Quantifying Brain Connectivity During Restricted Knee Movement

Knee pain and injury are commonly encountered in clinical practice with many causes, including mechanical, hormonal, environmental, and anatomical factors. Changes in the central nervous system (CNS) associated with sensory, motor, and emotional processing are also typically involved. On the other hand, gait anomalies subsequent to knee injury, recovery, and recurring impairment, as well as the influence on CNS activity, remain to be elucidated. Cortical activity obtained via electroencephalogram (EEG) signals can be used to investigate the underlying involvement of the CNS associated with knee pathology and gait dysfunction. In this study, cortical connectivity on healthy individuals was captured and analyzed based on partial directed coherence. The subjects wore a knee brace at varying degrees during the range of motion to restrict knee mobility, hence emulating knee pathology.
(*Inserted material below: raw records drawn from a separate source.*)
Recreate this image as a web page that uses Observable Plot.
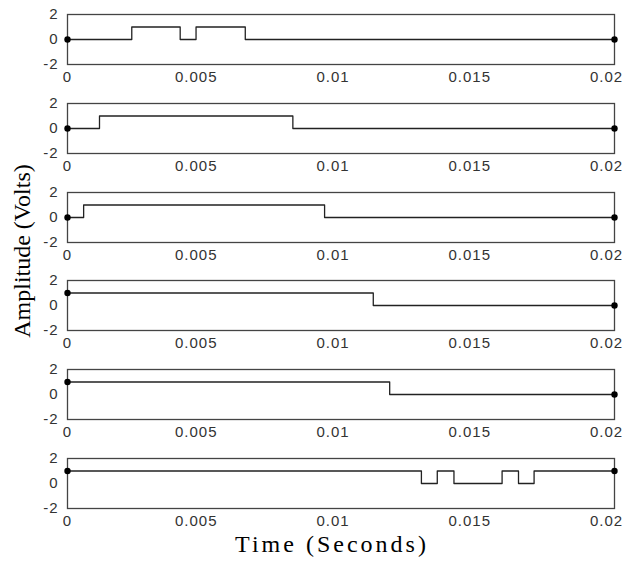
<!DOCTYPE html>
<html>
<head>
<meta charset="utf-8">
<script src="https://cdn.jsdelivr.net/npm/d3@7"></script>
<script src="https://cdn.jsdelivr.net/npm/@observablehq/plot@0.6"></script>
<style>
  html, body { margin: 0; padding: 0; background: #fff; }
  #wrap { position: relative; width: 623px; height: 562px; overflow: hidden; background: #fff; }
  .panel { position: absolute; left: 0; }
  #ytitle { position: absolute; left: 22px; top: 251px; transform: translate(-50%, -50%) rotate(-90deg);
    font-family: "Liberation Serif", "Times New Roman", serif; font-size: 24px; color: #000; white-space: nowrap; }
  #xtitle { position: absolute; left: 332px; top: 531px; transform: translateX(-50%);
    font-family: "Liberation Serif", "Times New Roman", serif; font-size: 24px; letter-spacing: 3px; color: #000; white-space: nowrap; }
</style>
</head>
<body>
<div id="wrap">
  <div id="ytitle">Amplitude (Volts)</div>
  <div id="xtitle">Time (Seconds)</div>
</div>
<script>
// Transition times (seconds) and levels (volts) for each of the six traces
const times1 = [0, 0.00235, 0.00412, 0.0047, 0.0065, 0.02];
const levels1 = [0, 1, 0, 1, 0, 0];
const times2 = [0, 0.00117, 0.00824, 0.02];
const levels2 = [0, 1, 0, 0];
const times3 = [0, 0.00059, 0.0094, 0.02];
const levels3 = [0, 1, 0, 0];
const times4 = [0, 0.01118, 0.02];
const levels4 = [1, 0, 0];
const times5 = [0, 0.01178, 0.02];
const levels5 = [1, 0, 0];
const times6 = [0, 0.01294, 0.01352, 0.01413, 0.01589, 0.01649, 0.01706, 0.02];
const levels6 = [1, 0, 1, 0, 1, 0, 1, 1];

const xTicks = [0, 0.005, 0.01, 0.015, 0.02];
const xTickLabels = ["0", "0.005", "0.01", "0.015", "0.02"];
const yTicks = [-2, 0, 2];
const yTickLabels = ["-2", "0", "2"];

const series = [
  [times1, levels1], [times2, levels2], [times3, levels3],
  [times4, levels4], [times5, levels5], [times6, levels6]
];

const wrap = document.getElementById("wrap");
const spacing = 88.8;

series.forEach(([ts, vs], i) => {
  const data = ts.map((t, k) => ({t, v: vs[k]}));
  const ends = [data[0], data[data.length - 1]];
  const fmtX = d => xTickLabels[xTicks.indexOf(d)];
  const fmtY = d => yTickLabels[yTicks.indexOf(d)];
  const chart = Plot.plot({
    width: 623,
    height: 90,
    marginTop: 14,
    marginBottom: 26,
    marginLeft: 67,
    marginRight: 9,
    style: {
      fontFamily: "'Liberation Sans', Arial, sans-serif",
      fontSize: "15px",
      letterSpacing: "1px",
      color: "#333",
      background: "transparent",
      overflow: "visible"
    },
    x: {domain: [0, 0.02], label: null},
    y: {domain: [-2, 2], label: null},
    marks: [
      Plot.frame({stroke: "#444", strokeWidth: 1.3}),
      Plot.axisY({ticks: yTicks, tickFormat: fmtY, tickSize: 0, tickPadding: 9, label: null}),
      Plot.axisX({ticks: xTicks.slice(0, 1), tickFormat: fmtX, tickSize: 0, tickPadding: 7, label: null}),
      Plot.axisX({ticks: xTicks.slice(1), tickFormat: fmtX, tickSize: 0, tickPadding: 7, dx: -8, label: null}),
      Plot.line(data, {x: "t", y: "v", curve: "step-after", stroke: "#222", strokeWidth: 1.3}),
      Plot.dot(ends, {x: "t", y: "v", r: 3.2, fill: "#000", stroke: null})
    ]
  });
  const div = document.createElement("div");
  div.className = "panel";
  div.style.top = Math.round(i * spacing) + "px";
  div.appendChild(chart);
  wrap.insertBefore(div, wrap.firstChild);
});
</script>
</body>
</html>
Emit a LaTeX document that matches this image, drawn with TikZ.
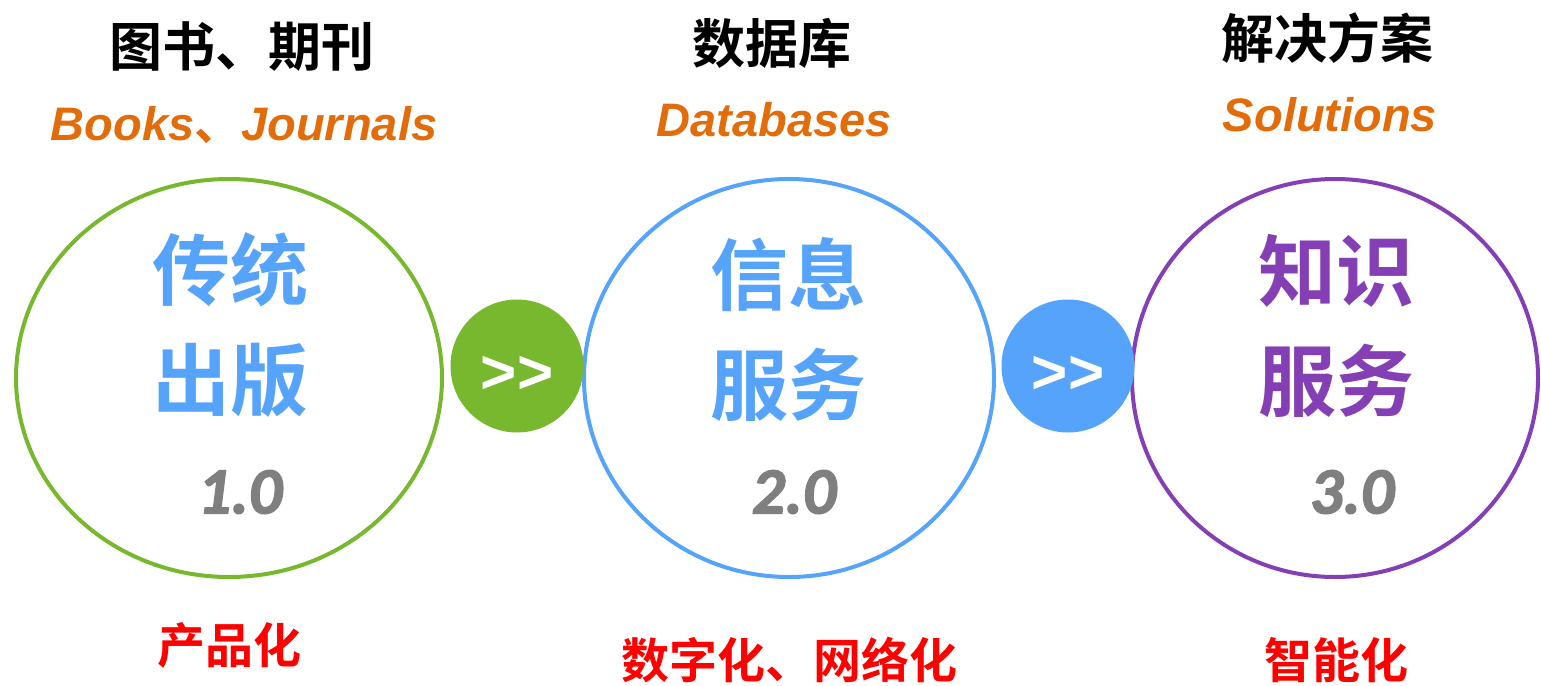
\documentclass[tikz,border=0pt]{standalone}
\usepackage{fontspec}
\usetikzlibrary{shapes.geometric}
\newfontfamily\cjk{Noto Sans CJK SC}[BoldFont={Noto Sans CJK SC Bold}]
\newfontfamily\arialbi{Liberation Sans Bold Italic}
\newfontfamily\arialb{Liberation Sans Bold}
\newfontfamily\carlbi{Carlito Bold Italic}[FakeBold=2]
\definecolor{cgreen}{HTML}{78B82F}
\definecolor{cblue}{HTML}{55A3FB}
\definecolor{cpurple}{HTML}{843FB4}
\definecolor{corange}{HTML}{E36C0A}
\definecolor{cred}{HTML}{FF0000}
\definecolor{cgray}{HTML}{7F7F7F}
\tikzset{
  bigcirc/.style={draw, ellipse, line width=4pt, inner sep=0pt, minimum width=#1},
  smallcirc/.style={circle, fill=#1, inner sep=0pt, minimum size=133pt},
  arrowtext/.style={text=white, inner sep=0pt, font=\arialb\fontsize{62}{62}\selectfont},
  cntitle/.style={inner sep=0pt, anchor=center, font=\cjk\bfseries\fontsize{53}{53}\selectfont},
  entitle/.style={inner sep=0pt, anchor=center, text=corange, font=\arialbi\fontsize{47}{47}\selectfont},
  bigtext/.style={inner sep=0pt, anchor=center, align=center, text=#1, font=\cjk\bfseries\fontsize{78}{110}\selectfont},
  version/.style={inner sep=0pt, anchor=center, text=cgray, font=\carlbi\fontsize{66}{66}\selectfont},
  redtext/.style={inner sep=0pt, anchor=center, text=cred, font=\cjk\bfseries\fontsize{48}{48}\selectfont}
}
\begin{document}
\begin{tikzpicture}[x=1pt,y=-1pt]
\useasboundingbox (0,0) rectangle (1541,685);
% big ellipses
\node[bigcirc=426pt, minimum height=398pt, draw=cgreen] (c1) at (229,378) {};
\node[bigcirc=410pt, minimum height=398pt, draw=cblue] (c2) at (789,378) {};
\node[bigcirc=406pt, minimum height=398pt, draw=cpurple] (c3) at (1335,378) {};
% small circles
\node[smallcirc=cgreen] (s1) at (517,366) {};
\node[arrowtext] (g1) at (517,375) {>>};
\node[smallcirc=cblue] (s2) at (1068,366) {};
\node[arrowtext] (g2) at (1068,375) {>>};
% titles
\node[cntitle] (t1) at (242,47) {图书、期刊};
\node[entitle] (e1) at (244,125) {Books{\cjk\bfseries 、}Journals};
\node[cntitle] (t2) at (772,43) {数据库};
\node[entitle] (e2) at (774,120) {Databases};
\node[cntitle] (t3) at (1327,38) {解决方案};
\node[entitle] (e3) at (1330,115) {Solutions};
% inner texts
\node[bigtext=cblue] (b1) at (230,325) {传统\\出版};
\node[bigtext=cblue] (b2) at (788,330) {信息\\服务};
\node[bigtext=cpurple] (b3) at (1336,326) {知识\\服务};
\node[version] (v1) at (240,492) {1.0};
\node[version] (v2) at (794,492) {2.0};
\node[version] (v3) at (1352,492) {3.0};
% bottom labels
\node[redtext] (r1) at (229,645) {产品化};
\node[redtext] (r2) at (789,660) {数字化、网络化};
\node[redtext] (r3) at (1336,660) {智能化};
\end{tikzpicture}
\end{document}
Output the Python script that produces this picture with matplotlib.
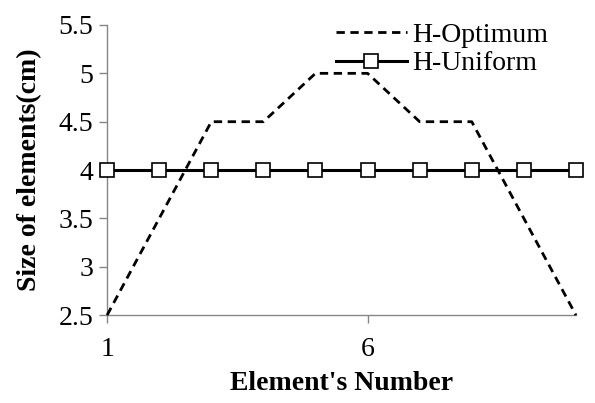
import matplotlib
matplotlib.use("Agg")
import matplotlib.pyplot as plt
import numpy as np

elements = [1, 2, 3, 4, 5, 6, 7, 8, 9, 10]
h_optimum = [2.5, 3.5, 4.5, 4.5, 5.0, 5.0, 4.5, 4.5, 3.5, 2.5]
h_uniform = [4, 4, 4, 4, 4, 4, 4, 4, 4, 4]

plt.rcParams["font.family"] = ["Liberation Serif", "DejaVu Serif"]
axis_grey = "#868686"

fig = plt.figure(figsize=(5.95, 4.03), dpi=100)
ax = fig.add_axes([0.180, 0.218, 0.788, 0.720])

ax.plot(elements, h_optimum, color="black", linestyle=(0, (3, 2)), linewidth=2.0,
        label="H-Optimum", clip_on=False, zorder=3)
ax.plot(elements, h_uniform, color="black", linewidth=2.2, marker="s", markersize=10,
        markerfacecolor="white", markeredgecolor="black", markeredgewidth=1.2,
        label="H-Uniform", clip_on=False, zorder=4)

ax.set_xlim(1, 10)
ax.set_ylim(2.5, 5.5)
ax.set_xticks([1, 6])
ax.set_yticks(np.arange(2.5, 5.51, 0.5))
ax.set_yticklabels(["2.5", "3", "3.5", "4", "4.5", "5", "5.5"])

for side in ["top", "right"]:
    ax.spines[side].set_visible(False)
for side in ["left", "bottom"]:
    ax.spines[side].set_color(axis_grey)
    ax.spines[side].set_linewidth(1.0)
ax.tick_params(axis="both", colors=axis_grey, labelcolor="black", labelsize=20,
               length=6, width=1.0)
ax.tick_params(axis="x", pad=10)
ax.tick_params(axis="y", pad=4)

ax.set_xlabel("Element's Number", fontsize=20, fontweight="bold", labelpad=6)
ax.set_ylabel("Size of elements(cm)", fontsize=20, fontweight="bold", labelpad=12)

ax.legend(loc="upper left", bbox_to_anchor=(0.488, 1.01), frameon=False, fontsize=20,
          handlelength=2.55, handletextpad=0.2, labelspacing=0.12, borderaxespad=0,
          borderpad=0)

fig.savefig("out.png", dpi=100)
The results demonstrated that restricted knee movement reduced the information flow from the left to the right ventrolateral prefrontal cortex (Fp1 to Fp2), while increasing connectivity from the sensorimotor cortex (Cz) to the right prefrontal cortex (Fp2). These findings suggest that changes in the EEG patterns are possibly correlated with changes in gait and posture in patients with knee motion restrictions. The increased activity of the left prefrontal cortex was associated with increased attention to the sensory input due to knee restriction which indicates top-down control of sensory input. In addition, the right prefrontal cortex (Fp2) played a role in sensorimotor learning and adaptation as was required in the current protocol when walking with knee restriction.